= Gigi (song) =

1958 song by Louis Jourdan

"Gigi" is the title song from the 1958 Academy Award–winning film, directed by Vincente Minnelli. It was written by Frederick Loewe (music) and Alan Jay Lerner (words), sung by Louis Jourdan in the film. It then went on to win the Academy Award for Best Original Song in 1958.

==Recordings==
- Andy Williams – included in his album The Academy Award–Winning "Call Me Irresponsible" and Other Hit Songs from the Movies (1964).
- Billy Eckstine – his version peaked at #8 in the UK Singles Chart in 1959.
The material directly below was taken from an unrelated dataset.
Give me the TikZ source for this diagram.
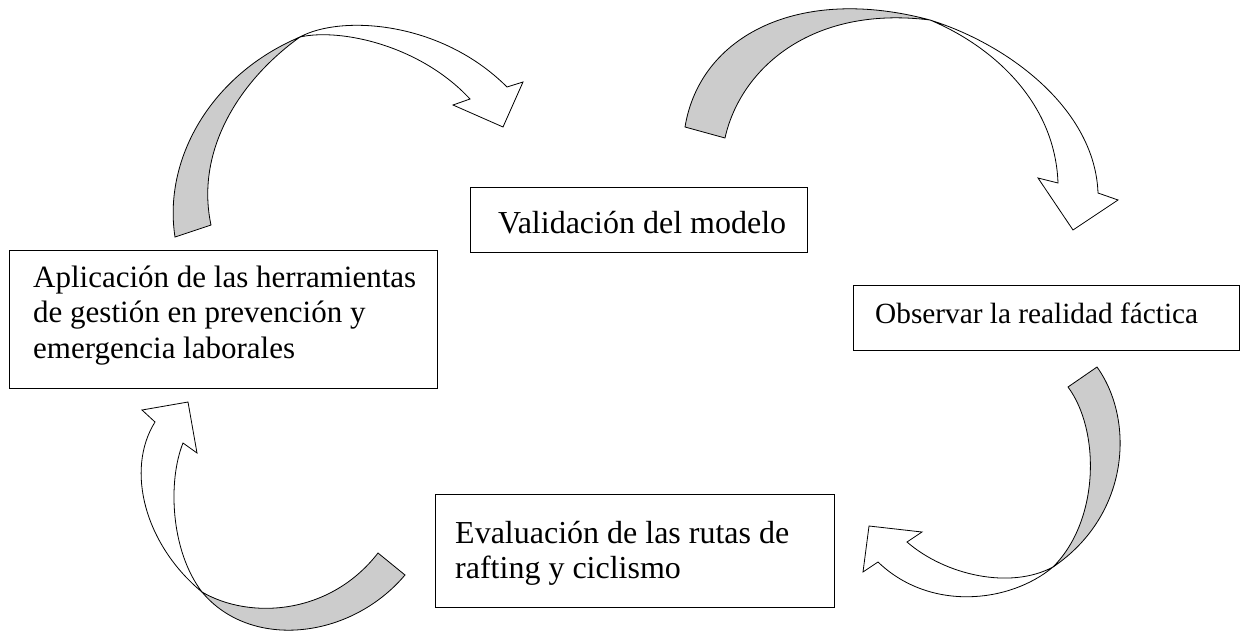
\documentclass[tikz,border=0pt]{standalone}
\usepackage{fontspec}
\setmainfont{Liberation Serif}
\begin{document}
\begin{tikzpicture}[x=1pt,y=-1pt,
  box/.style={draw=black,line width=1pt,rectangle,inner sep=0pt,anchor=north west},
  txt/.style={inner sep=0pt,anchor=base west,align=left,font=\fontsize{32}{35.5}\selectfont},
  backpart/.style={draw=black,line width=0.8pt,fill=gray!40,line join=miter},
  frontpart/.style={draw=black,line width=0.8pt,fill=white,line join=miter}]
\useasboundingbox (0,0) rectangle (1244,632);
% boxes
\node[box,minimum width=428pt,minimum height=138pt] (apl) at (9,250) {};
\node[box,minimum width=337pt,minimum height=65pt] (val) at (470,187) {};
\node[box,minimum width=386pt,minimum height=65pt] (obs) at (853,285) {};
\node[box,minimum width=399pt,minimum height=113pt] (eva) at (435,494) {};
% texts (anchor = baseline of the last line)
\node[txt,font=\fontsize{31}{35.5}\selectfont] (aplt) at (33,358) {Aplicación de las herramientas\\de gestión en prevención y\\emergencia laborales};
\node[txt] (valt) at (498,233) {Validación del modelo};
\node[txt,font=\fontsize{29.3}{33}\selectfont] (obst) at (875,323) {Observar la realidad fáctica};
\node[txt,font=\fontsize{32}{35}\selectfont] (evat) at (455,578) {Evaluación de las rutas de\\rafting y ciclismo};
% arrow 1 (top left)
\draw[backpart] (175,237) .. controls (163,160) and (210,75) .. (300,37)
  .. controls (240,80) and (195,150) .. (211,225) -- cycle;
\draw[frontpart] (300,37) .. controls (340,15) and (440,20) .. (507,87)
  -- (523,82) -- (503,127) -- (453,105) -- (470,99)
  .. controls (420,45) and (340,28) .. (300,37) -- cycle;
% arrow 2 (top right)
\draw[backpart] (685,127) .. controls (700,35) and (800,-15) .. (930,20)
  .. controls (810,5) and (740,70) .. (725,138) -- cycle;
\draw[frontpart] (930,20) .. controls (1010,45) and (1095,110) .. (1098,193)
  -- (1118,200) -- (1073,230) -- (1038,178) -- (1058,183)
  .. controls (1055,100) and (990,45) .. (930,20) -- cycle;
% arrow 3 (bottom right)
\draw[backpart] (1068,387) -- (1097,367) .. controls (1135,420) and (1130,515) .. (1053,567)
  .. controls (1100,520) and (1100,430) .. (1068,387) -- cycle;
\draw[frontpart] (1053,567) .. controls (1010,603) and (930,612) .. (878,562)
  -- (863,572) -- (869,526) -- (922,532) -- (907,542)
  .. controls (945,575) and (1010,590) .. (1053,567) -- cycle;
% arrow 4 (bottom left)
\draw[backpart] (378,553) -- (405,575) .. controls (350,640) and (250,650) .. (202,592)
  .. controls (250,620) and (330,615) .. (378,553) -- cycle;
\draw[frontpart] (202,592) .. controls (145,545) and (125,470) .. (155,422)
  -- (142,410) -- (188,402) -- (197,453) -- (183,443)
  .. controls (168,480) and (170,550) .. (202,592) -- cycle;
\end{tikzpicture}
\end{document}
- Bing Crosby – recorded on December 27, 1957 for Decca Records with Pete King and His Orchestra and Chorus.
- Dean Martin – included in his album French Style (1962).
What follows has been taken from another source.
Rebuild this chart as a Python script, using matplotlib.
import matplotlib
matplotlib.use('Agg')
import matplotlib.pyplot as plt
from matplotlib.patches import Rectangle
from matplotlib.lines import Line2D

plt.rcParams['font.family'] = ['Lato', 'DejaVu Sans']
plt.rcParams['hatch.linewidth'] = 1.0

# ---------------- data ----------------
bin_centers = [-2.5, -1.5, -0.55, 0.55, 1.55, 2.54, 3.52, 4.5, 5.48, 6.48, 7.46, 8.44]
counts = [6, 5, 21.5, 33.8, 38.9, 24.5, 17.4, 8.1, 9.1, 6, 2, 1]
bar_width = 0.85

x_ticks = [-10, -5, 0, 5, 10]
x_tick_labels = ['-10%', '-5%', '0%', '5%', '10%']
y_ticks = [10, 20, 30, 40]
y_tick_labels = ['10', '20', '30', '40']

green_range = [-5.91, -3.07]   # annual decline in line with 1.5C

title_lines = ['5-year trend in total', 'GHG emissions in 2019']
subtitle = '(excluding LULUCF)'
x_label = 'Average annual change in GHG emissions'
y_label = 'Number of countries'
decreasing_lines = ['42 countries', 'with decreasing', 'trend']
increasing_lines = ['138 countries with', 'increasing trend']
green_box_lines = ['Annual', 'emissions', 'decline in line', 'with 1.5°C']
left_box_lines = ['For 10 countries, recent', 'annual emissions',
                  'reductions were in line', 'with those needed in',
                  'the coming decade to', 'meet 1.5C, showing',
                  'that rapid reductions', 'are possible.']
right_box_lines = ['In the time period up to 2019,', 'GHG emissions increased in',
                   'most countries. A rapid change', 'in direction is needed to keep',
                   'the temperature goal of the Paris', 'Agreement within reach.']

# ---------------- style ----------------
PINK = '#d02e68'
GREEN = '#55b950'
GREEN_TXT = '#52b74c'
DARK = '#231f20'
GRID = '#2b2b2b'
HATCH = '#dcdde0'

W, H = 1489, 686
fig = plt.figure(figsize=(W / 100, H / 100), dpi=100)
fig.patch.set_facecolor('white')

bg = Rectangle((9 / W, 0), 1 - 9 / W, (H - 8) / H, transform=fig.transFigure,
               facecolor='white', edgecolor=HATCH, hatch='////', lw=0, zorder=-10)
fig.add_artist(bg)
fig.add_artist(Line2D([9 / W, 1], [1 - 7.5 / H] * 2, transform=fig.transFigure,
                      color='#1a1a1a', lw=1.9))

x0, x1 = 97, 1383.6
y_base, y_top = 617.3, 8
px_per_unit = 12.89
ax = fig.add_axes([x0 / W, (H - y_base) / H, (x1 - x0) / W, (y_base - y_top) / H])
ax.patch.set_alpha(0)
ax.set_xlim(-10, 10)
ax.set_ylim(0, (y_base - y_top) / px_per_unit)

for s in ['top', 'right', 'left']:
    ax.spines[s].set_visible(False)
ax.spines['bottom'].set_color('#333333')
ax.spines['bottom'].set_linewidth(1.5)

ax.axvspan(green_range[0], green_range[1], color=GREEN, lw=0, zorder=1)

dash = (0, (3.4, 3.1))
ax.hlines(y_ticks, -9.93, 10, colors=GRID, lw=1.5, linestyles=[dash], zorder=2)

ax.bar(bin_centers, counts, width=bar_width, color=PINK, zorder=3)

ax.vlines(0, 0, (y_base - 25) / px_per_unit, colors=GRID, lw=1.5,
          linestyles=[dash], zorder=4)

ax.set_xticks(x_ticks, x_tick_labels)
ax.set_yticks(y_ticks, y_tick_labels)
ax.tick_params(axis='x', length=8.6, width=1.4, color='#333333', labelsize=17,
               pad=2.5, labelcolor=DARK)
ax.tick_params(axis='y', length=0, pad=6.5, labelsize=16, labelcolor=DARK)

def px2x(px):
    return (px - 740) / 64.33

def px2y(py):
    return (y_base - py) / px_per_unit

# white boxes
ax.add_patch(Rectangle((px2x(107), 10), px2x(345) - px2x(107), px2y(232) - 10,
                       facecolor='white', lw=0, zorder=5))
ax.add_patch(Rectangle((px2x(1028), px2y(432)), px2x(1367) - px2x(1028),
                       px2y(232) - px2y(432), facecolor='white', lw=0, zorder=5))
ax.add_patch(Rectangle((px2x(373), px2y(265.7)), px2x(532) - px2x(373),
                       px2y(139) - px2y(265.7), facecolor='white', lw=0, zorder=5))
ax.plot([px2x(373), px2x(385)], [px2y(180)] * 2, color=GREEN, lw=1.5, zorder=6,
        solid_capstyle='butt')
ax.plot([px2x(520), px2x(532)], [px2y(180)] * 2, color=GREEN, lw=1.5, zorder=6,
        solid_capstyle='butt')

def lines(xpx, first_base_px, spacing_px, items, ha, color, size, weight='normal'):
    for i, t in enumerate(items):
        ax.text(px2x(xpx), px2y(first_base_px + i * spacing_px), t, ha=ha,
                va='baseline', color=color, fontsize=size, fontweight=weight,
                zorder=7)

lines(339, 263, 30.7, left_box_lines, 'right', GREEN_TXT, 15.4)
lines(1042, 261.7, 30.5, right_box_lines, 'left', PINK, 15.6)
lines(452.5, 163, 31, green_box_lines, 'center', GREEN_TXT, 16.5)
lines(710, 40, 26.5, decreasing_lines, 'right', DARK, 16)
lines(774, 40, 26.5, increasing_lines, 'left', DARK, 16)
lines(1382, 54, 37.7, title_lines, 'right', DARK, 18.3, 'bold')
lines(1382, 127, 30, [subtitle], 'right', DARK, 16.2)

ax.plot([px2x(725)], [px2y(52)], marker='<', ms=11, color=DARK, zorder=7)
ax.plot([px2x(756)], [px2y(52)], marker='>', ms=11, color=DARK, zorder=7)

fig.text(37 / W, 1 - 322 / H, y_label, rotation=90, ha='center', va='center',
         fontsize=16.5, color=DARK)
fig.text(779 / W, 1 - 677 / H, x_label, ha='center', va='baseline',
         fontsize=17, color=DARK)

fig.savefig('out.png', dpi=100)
- Harry James released a version on his album For Listening And Dancing (Reader's Digest RD4A 213) (1981)
- Liberace – a single release in 1959.
- Louis Jourdan – for the soundtrack album Gigi (1958).
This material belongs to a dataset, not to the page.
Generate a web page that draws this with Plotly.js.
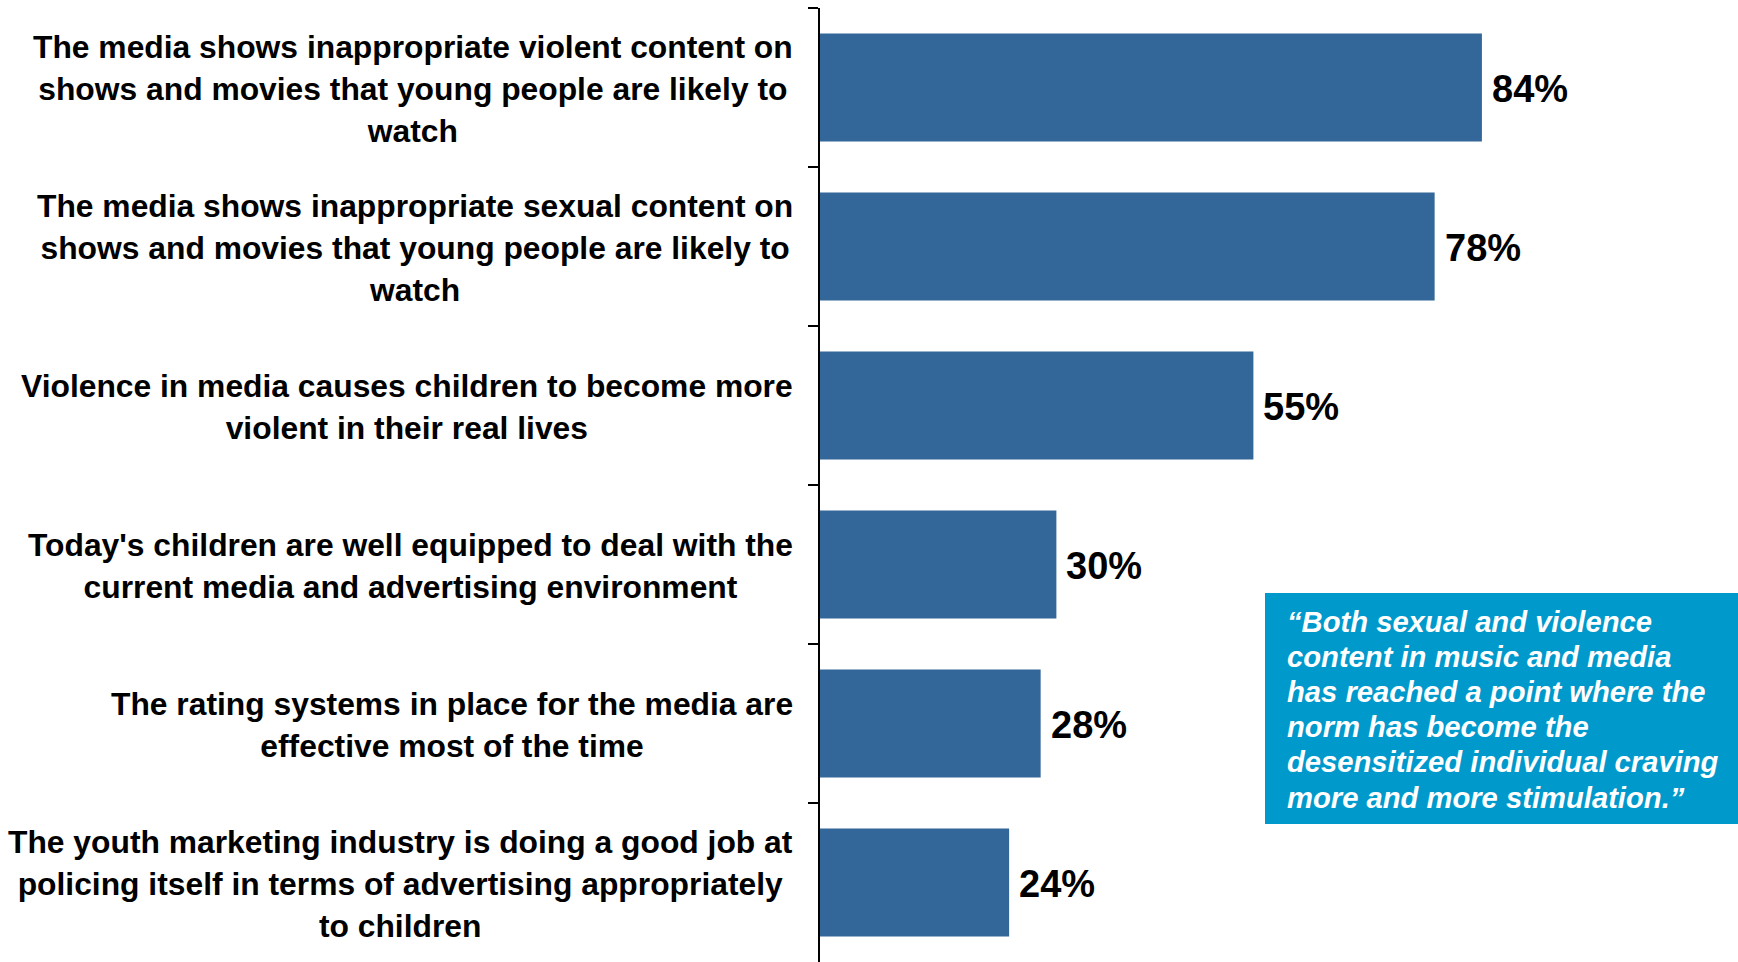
<!DOCTYPE html>
<html>
<head>
<meta charset="utf-8">
<script src="https://cdn.plot.ly/plotly-3.0.1.min.js"></script>
<style>
html,body{margin:0;padding:0;background:#fff;}
#chart{width:1738px;height:962px;}
</style>
</head>
<body>
<div id="chart"></div>
<script>
var categories = [
  "The media shows inappropriate violent content on<br>shows and movies that young people are likely to<br>watch",
  "The media shows inappropriate sexual content on<br>shows and movies that young people are likely to<br>watch",
  "Violence in media causes children to become more<br>violent in their real lives",
  "Today's children are well equipped to deal with the<br>current media and advertising environment",
  "The rating systems in place for the media are<br>effective most of the time",
  "The youth marketing industry is doing a good job at<br>policing itself in terms of advertising appropriately<br>to children"
];
var values = [84, 78, 55, 30, 28, 24];
var quoteLines = [
  "“Both sexual and violence",
  "content in music and media",
  "has reached a point where the",
  "norm has become the",
  "desensitized individual craving",
  "more and more stimulation.”"
];

var FONT = '"Liberation Sans", Arial, sans-serif';
var BAR = '#336699';
var BOX = '#0099CC';

var keys = categories.map(function(c, i){ return 'c' + i; });

var trace = {
  type: 'bar',
  orientation: 'h',
  x: values,
  y: keys,
  marker: {color: BAR, line: {width: 0}},
  hoverinfo: 'none',
  cliponaxis: false
};

var annotations = [];
categories.forEach(function(c, i){
  var lines = c.split('<br>').map(function(l){
    return '<span style="font-size:31.8px">' + l + '</span>';
  }).join('<br>');
  annotations.push({
    xref: 'paper', x: 0, xshift: -25, yshift: -1, xanchor: 'right',
    yref: 'y', y: keys[i], yanchor: 'middle',
    text: '<b>' + lines + '</b>', align: 'center', showarrow: false,
    font: {family: FONT, size: 32.3, color: '#000'}
  });
  annotations.push({
    xref: 'x', x: values[i], xshift: 8, yshift: -1, xanchor: 'left',
    yref: 'y', y: keys[i], yanchor: 'middle',
    text: '<b>' + values[i] + '%</b>', showarrow: false,
    font: {family: FONT, size: 38, color: '#000'}
  });
});

annotations.push({
  xref: 'paper', x: (1285 - 820) / 918, xanchor: 'left',
  yref: 'paper', y: 1 - (710 - 8) / 954, yanchor: 'middle',
  text: '<b><i>' + quoteLines.map(function(l){
    return '<span style="font-size:29.2px">' + l + '</span>';
  }).join('<br>') + '</i></b>',
  align: 'left', showarrow: false,
  font: {family: FONT, size: 27, color: '#fff'}
});

var layout = {
  width: 1738, height: 962,
  margin: {l: 820, r: 0, t: 8, b: 0, pad: 0},
  paper_bgcolor: '#fff', plot_bgcolor: '#fff',
  showlegend: false,
  bargap: 0.32,
  xaxis: {range: [0, 116.5], visible: false, fixedrange: true},
  yaxis: {
    type: 'category', categoryorder: 'array', categoryarray: keys,
    range: [5.5, -0.5],
    showticklabels: false, showgrid: false, zeroline: false,
    showline: true, linecolor: '#000', linewidth: 2,
    ticks: 'outside', tickson: 'boundaries', ticklen: 10, tickwidth: 1.5, tickcolor: '#000',
    fixedrange: true
  },
  shapes: [{
    type: 'rect', xref: 'paper', yref: 'paper',
    x0: (1265 - 820) / 918, x1: 1,
    y0: 1 - (824 - 8) / 954, y1: 1 - (593 - 8) / 954,
    fillcolor: BOX, line: {width: 0}, layer: 'above'
  }],
  annotations: annotations,
  font: {family: FONT}
};

Plotly.newPlot('chart', [trace], layout, {staticPlot: true});
</script>
</body>
</html>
- Mantovani – included in the album Mantovani Plays All-Time Romantic Hits (1975).
- Pete & Conte Candoli – an instrumental version was recorded on March 21, 1962, for the LP There Is Nothing Like a Dame with Pete Candoli and Conte Candoli on trumpets, Shelly Manne on drums, Jimmy Rowles on piano, Howard Roberts on guitar and Gary Peacock on bass.
- Robert Goulet – for his album Sincerely Yours (1962),
- Ronnie Hilton – a single release in 1959.
- Sergio Franchi recorded the song in England with Wally Stott on his 1964 RCA Victor Red Seal album Women in My Life.
- Steve Lawrence – included in the album Love Songs from the Movies (2005).
- Vic Damone – a 1958 single release.